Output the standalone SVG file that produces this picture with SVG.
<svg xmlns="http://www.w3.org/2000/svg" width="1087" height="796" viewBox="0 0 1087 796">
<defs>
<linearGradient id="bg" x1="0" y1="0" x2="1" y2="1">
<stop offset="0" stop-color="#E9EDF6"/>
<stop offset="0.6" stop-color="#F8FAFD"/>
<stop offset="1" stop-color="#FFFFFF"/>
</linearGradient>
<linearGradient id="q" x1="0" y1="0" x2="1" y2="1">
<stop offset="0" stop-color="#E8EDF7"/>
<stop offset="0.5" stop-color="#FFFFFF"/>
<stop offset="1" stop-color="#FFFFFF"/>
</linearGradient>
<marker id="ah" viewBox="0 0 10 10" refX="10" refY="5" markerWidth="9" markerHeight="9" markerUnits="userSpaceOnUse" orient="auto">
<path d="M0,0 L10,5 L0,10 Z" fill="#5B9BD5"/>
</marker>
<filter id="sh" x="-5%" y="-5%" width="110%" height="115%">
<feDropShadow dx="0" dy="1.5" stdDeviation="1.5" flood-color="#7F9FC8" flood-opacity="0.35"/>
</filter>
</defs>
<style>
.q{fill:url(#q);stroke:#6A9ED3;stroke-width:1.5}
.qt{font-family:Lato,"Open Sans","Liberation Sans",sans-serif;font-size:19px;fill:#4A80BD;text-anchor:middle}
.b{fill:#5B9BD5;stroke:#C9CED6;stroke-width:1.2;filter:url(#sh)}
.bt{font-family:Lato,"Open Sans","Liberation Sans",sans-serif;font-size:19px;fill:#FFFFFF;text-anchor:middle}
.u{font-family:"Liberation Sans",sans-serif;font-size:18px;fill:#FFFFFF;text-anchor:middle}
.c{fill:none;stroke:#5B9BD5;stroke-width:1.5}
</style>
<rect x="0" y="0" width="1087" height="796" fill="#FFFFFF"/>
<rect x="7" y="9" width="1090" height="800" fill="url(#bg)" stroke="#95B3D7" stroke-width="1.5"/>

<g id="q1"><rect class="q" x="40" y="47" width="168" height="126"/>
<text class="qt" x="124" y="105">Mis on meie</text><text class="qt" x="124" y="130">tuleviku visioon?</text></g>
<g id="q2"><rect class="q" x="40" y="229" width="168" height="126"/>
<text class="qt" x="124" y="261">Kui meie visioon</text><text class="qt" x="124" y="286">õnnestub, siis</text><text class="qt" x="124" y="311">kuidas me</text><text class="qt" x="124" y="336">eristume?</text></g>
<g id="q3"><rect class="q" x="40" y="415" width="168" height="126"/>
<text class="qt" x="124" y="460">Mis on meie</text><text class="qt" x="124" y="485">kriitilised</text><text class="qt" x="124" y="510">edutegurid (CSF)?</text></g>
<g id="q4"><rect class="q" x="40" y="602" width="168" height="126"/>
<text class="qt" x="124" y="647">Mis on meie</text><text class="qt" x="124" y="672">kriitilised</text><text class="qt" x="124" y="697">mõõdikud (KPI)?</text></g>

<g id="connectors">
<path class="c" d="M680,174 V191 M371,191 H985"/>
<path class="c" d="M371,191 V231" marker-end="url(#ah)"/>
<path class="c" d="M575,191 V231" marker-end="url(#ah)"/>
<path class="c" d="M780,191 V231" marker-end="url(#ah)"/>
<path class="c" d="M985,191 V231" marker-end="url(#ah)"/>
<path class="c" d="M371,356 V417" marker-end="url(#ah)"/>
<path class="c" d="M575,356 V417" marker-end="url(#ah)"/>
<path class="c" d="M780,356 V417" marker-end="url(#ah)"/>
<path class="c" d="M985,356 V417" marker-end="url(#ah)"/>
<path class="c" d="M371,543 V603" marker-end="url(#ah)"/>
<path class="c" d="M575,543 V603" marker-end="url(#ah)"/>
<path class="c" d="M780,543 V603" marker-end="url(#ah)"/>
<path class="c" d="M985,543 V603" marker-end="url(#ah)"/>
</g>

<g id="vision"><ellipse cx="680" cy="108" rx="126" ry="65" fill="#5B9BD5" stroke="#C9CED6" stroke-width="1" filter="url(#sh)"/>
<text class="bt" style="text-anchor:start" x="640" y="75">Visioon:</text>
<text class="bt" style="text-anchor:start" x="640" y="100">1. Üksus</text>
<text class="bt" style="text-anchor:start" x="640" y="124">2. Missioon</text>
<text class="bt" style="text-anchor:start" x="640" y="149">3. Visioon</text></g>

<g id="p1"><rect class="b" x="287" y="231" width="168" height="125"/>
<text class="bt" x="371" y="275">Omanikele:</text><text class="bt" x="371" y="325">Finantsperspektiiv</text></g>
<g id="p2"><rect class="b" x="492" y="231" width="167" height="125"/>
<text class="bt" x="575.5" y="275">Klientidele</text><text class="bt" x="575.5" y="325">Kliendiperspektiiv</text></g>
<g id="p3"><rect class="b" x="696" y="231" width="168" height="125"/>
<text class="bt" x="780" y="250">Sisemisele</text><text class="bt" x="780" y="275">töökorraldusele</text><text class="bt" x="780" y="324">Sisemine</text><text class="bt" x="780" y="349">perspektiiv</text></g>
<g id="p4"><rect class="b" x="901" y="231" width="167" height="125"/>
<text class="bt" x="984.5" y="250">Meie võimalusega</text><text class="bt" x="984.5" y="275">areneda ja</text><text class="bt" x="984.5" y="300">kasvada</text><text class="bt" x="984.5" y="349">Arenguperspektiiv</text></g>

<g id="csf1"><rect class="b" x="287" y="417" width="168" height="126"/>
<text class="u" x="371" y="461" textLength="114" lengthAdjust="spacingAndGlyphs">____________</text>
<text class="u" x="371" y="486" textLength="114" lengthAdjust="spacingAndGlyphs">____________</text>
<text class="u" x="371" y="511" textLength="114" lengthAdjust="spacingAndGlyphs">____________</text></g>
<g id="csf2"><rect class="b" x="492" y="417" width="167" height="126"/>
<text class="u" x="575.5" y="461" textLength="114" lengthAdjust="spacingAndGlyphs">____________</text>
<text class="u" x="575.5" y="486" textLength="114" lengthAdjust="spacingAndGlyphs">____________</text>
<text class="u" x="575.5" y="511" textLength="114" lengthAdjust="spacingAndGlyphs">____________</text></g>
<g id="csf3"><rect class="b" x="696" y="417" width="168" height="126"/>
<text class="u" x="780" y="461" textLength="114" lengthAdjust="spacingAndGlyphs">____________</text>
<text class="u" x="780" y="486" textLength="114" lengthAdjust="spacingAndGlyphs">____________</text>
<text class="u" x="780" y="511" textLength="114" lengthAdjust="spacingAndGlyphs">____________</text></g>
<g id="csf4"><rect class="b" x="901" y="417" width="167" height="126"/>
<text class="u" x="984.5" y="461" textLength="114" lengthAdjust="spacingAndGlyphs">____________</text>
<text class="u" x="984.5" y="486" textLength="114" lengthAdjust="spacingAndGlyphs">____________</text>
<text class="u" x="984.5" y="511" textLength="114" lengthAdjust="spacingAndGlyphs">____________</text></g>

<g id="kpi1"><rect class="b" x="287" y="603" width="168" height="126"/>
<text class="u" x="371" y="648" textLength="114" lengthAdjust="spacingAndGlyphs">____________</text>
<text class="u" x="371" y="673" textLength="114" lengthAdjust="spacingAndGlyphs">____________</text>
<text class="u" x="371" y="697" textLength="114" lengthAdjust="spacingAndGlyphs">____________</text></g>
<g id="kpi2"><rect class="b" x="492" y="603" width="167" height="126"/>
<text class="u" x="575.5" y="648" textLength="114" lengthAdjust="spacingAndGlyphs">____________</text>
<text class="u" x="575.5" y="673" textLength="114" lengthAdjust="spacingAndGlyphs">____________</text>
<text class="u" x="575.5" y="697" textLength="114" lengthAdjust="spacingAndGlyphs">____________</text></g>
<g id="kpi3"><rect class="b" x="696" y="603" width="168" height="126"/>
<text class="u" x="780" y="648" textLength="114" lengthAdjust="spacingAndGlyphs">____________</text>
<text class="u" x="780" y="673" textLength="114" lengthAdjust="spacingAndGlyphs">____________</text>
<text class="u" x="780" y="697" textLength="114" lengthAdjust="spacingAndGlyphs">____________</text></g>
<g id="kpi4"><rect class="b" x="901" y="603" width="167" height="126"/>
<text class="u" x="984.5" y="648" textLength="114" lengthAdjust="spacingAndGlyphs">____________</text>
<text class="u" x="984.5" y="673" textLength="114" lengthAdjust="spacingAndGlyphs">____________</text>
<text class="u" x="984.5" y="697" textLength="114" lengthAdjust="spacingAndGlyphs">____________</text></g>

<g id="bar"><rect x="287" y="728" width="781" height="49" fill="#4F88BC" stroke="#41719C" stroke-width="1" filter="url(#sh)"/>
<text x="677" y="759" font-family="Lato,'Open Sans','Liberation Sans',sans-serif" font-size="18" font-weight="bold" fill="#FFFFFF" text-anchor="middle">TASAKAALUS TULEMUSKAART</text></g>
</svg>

==

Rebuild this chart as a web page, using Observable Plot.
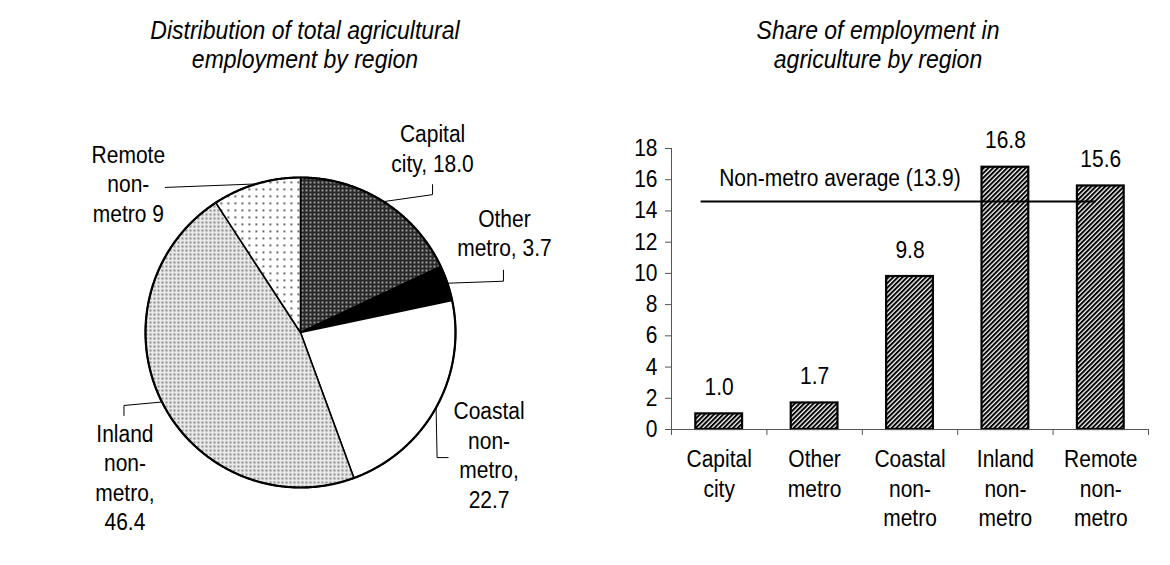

---

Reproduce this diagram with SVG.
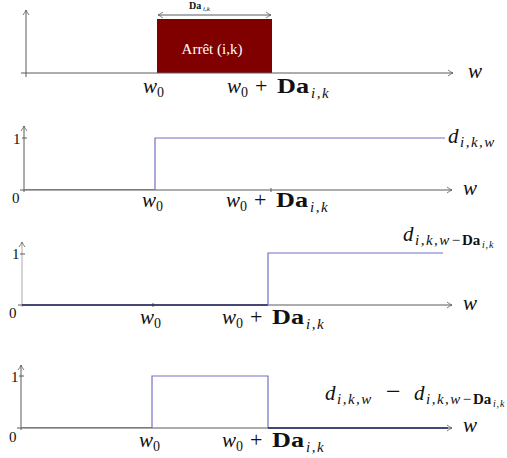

* The exercise
Search the records for the word "this", then list every line that has it.

* Answer to the problem
Output the standalone SVG file that produces this picture with SVG.
Rebuild this chart as a web page, using Observable Plot.
Reproduce this diagram with SVG.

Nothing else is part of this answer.